もうめちゃくちゃ優しい……優しさにはいろんな形があるって三日月宗近も言ってたけど、源清麿の優しさが私は物凄く心に沁みました……。
ゲーム内の台詞にもありますが、源清麿は水心子正秀のすごさを認めて信頼しています。
そして水心子正秀もまた、源清麿のすばらしさを知っている。
だから解決に動き出したとき、一振りではなく二振りで行動を開始したのだと思います。
今作はとにかく分かりにくい物語です。
でも答えが明確に示されないぶん、それぞれの中に答えが生まれる物語でもあります。
こんな挑戦的な演出や物語をこうして最高のクオリティで見せてくれるミュージカル刀剣乱舞を好きになれて良かった。
まだ一度しか見ていないのですが、そこで受け取ったものをまずここに記し、私の一度目の問わず語りとします。
アーカイブ配信を見た後にまた色々と考えると思うので、二度目の問わず語りでもお逢いできれば幸いです。

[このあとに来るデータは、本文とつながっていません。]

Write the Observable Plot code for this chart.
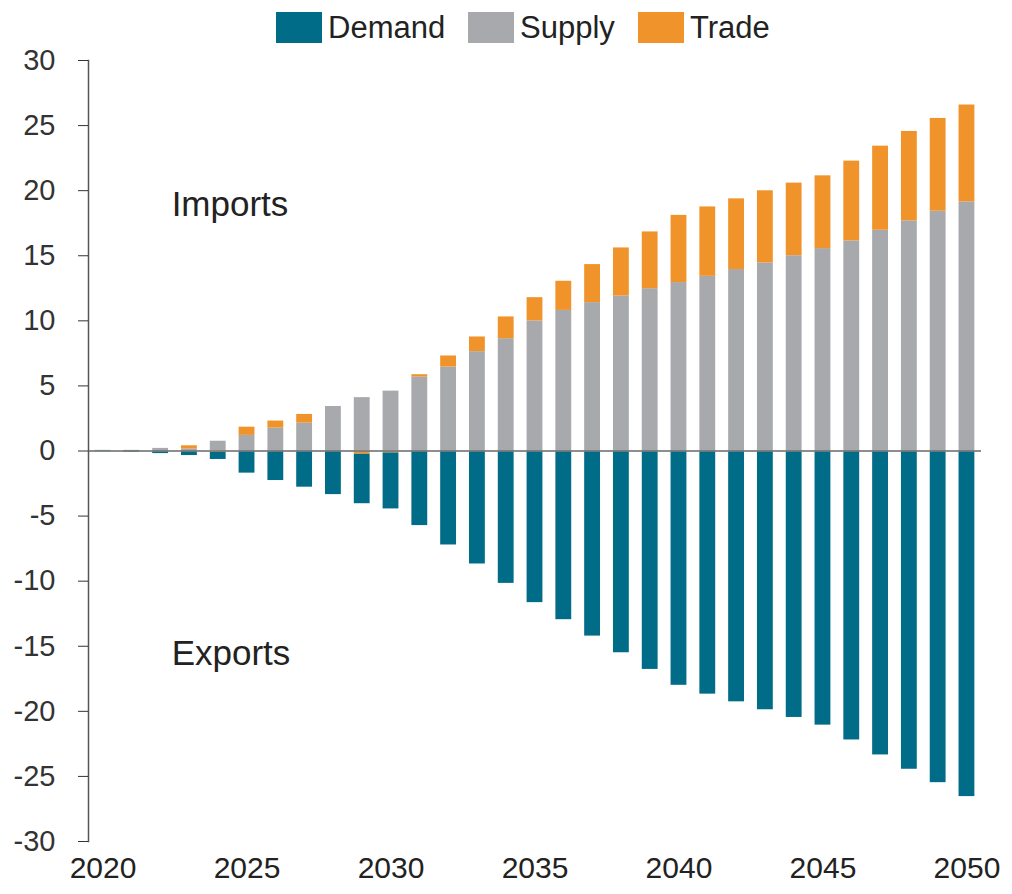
<!DOCTYPE html>
<html>
<head>
<meta charset="utf-8">
<script src="https://cdn.jsdelivr.net/npm/d3@7"></script>
<script src="https://cdn.jsdelivr.net/npm/@observablehq/plot@0.6"></script>
<style>
  html, body { margin: 0; padding: 0; background: #fff; }
  body { width: 1012px; height: 894px; overflow: hidden; font-family: "Liberation Sans", Arial, sans-serif; }
  #legend { position: relative; height: 40px; }
  .item { position: absolute; top: 12px; display: flex; align-items: center; height: 31px; }
  .sw { width: 46px; height: 31px; margin-right: 6px; }
  .lab { font-size: 31px; color: #222; line-height: 31px; }
</style>
</head>
<body>
<div id="legend"></div>
<div id="chart"></div>
<script>
const years = [2020,2021,2022,2023,2024,2025,2026,2027,2028,2029,2030,2031,2032,2033,2034,2035,2036,2037,2038,2039,2040,2041,2042,2043,2044,2045,2046,2047,2048,2049,2050];
const supply = [0.05,0.05,0.2,0.15,0.75,1.2,1.76,2.14,3.42,4.1,4.6,5.68,6.45,7.63,8.63,9.99,10.8,11.4,11.9,12.47,12.94,13.42,13.94,14.45,15.0,15.55,16.14,16.96,17.68,18.42,19.14];
const trade  = [0,0,0,0.25,-0.1,0.63,0.54,0.67,0,-0.25,-0.15,0.18,0.85,1.13,1.67,1.79,2.24,2.92,3.7,4.36,5.16,5.33,5.43,5.54,5.58,5.59,6.13,6.46,6.87,7.13,7.44];
const demand = [-0.05,-0.1,-0.2,-0.35,-0.55,-1.7,-2.27,-2.78,-3.35,-3.8,-4.3,-5.73,-7.22,-8.68,-10.17,-11.65,-12.96,-14.22,-15.5,-16.78,-18.0,-18.68,-19.27,-19.88,-20.47,-21.06,-22.2,-23.35,-24.45,-25.48,-26.55];
const seriesNames = ["Demand","Supply","Trade"];
const seriesColors = ["#006c87","#a7a9ac","#f0932b"];
const stackOrder = ["Supply","Trade","Demand"];
const yTicks = [-30,-25,-20,-15,-10,-5,0,5,10,15,20,25,30];
const xTicks = [2020,2025,2030,2035,2040,2045,2050];
const labels = ["Imports","Exports"];
const labelYears = [2022,2022];
const labelValues = [18.9,-15.6];

const rows = years.flatMap((yr, i) => [
  {year: yr, series: "Supply", value: supply[i]},
  {year: yr, series: "Trade", value: trade[i]},
  {year: yr, series: "Demand", value: demand[i]}
]);
const labelRows = labels.map((t, i) => ({text: t, year: labelYears[i], value: labelValues[i]}));

// legend
const legendLefts = [276, 468, 638];
const legend = document.getElementById("legend");
seriesNames.forEach((s, i) => {
  const it = document.createElement("div");
  it.className = "item";
  it.style.left = legendLefts[i] + "px";
  it.innerHTML = `<div class="sw" style="background:${seriesColors[i]}"></div><div class="lab">${s}</div>`;
  legend.appendChild(it);
});

const plot = Plot.plot({
  width: 1012,
  height: 854,
  marginLeft: 88,
  marginRight: 31,
  marginTop: 20,
  marginBottom: 53,
  style: {fontFamily: '"Liberation Sans", Arial, sans-serif', background: "#fff", overflow: "visible"},
  x: {type: "band", domain: years, paddingInner: 0.45, paddingOuter: 0.23, round: false, axis: null, label: null},
  y: {domain: [-30, 30], axis: null, label: null},
  color: {domain: seriesNames, range: seriesColors},
  marks: [
    Plot.barY(rows, {x: "year", y: "value", fill: "series", order: stackOrder}),
    Plot.ruleY([0], {stroke: "#7a7a7a", strokeWidth: 2, strokeOpacity: 0.85}),
    Plot.frame({anchor: "left", stroke: "#555", strokeWidth: 1.5}),
    Plot.axisY({ticks: yTicks, tickSize: 10, tickPadding: 23, tickFormat: d => String(d), fontSize: 29, color: "#333", label: null}),
    Plot.axisX({ticks: xTicks, tickSize: 0, tickPadding: 15, tickFormat: d => String(d), fontSize: 30, color: "#222", label: null}),
    Plot.text(labelRows, {x: "year", y: "value", text: "text", textAnchor: "start", lineAnchor: "middle", dx: 11, fontSize: 35, fill: "#222"})
  ]
});
document.getElementById("chart").appendChild(plot);
</script>
</body>
</html>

長々しい文章……合わせ出汁??にお付き合いいただきありがとうございました!
※2021/04/20追記
アーカイブ配信みてから色々こねくりまわした考察と感想ができました。
今回の記事の倍量の長さなので(たぶん歌合の感想レベルで長い)お時間のある時にどうぞ。
*1:厳密には違うかもしれませんが今回はこう呼称させていただきます。
*2:もしかすると今後鶴丸をそう呼ぶ機会があるかもしれませんが…(壽歌の「友よ 友よ ともに」のところ見てて思った)
*3:近侍台詞の「刀剣男士の誇りはここに」「銃ではなく、我らは刀剣である事に意味があるのだ」から
*4:「我が主よ。私は刀、あなたは人。違う存在なのだ」
*5:「すべての人に忘れられても存在していると言えるのか」
*6:土方歳三が銃弾で撃たれて死ぬことは正しい歴史なので、兼さんが土方歳三を殺さなかったのはある意味正解でもあります。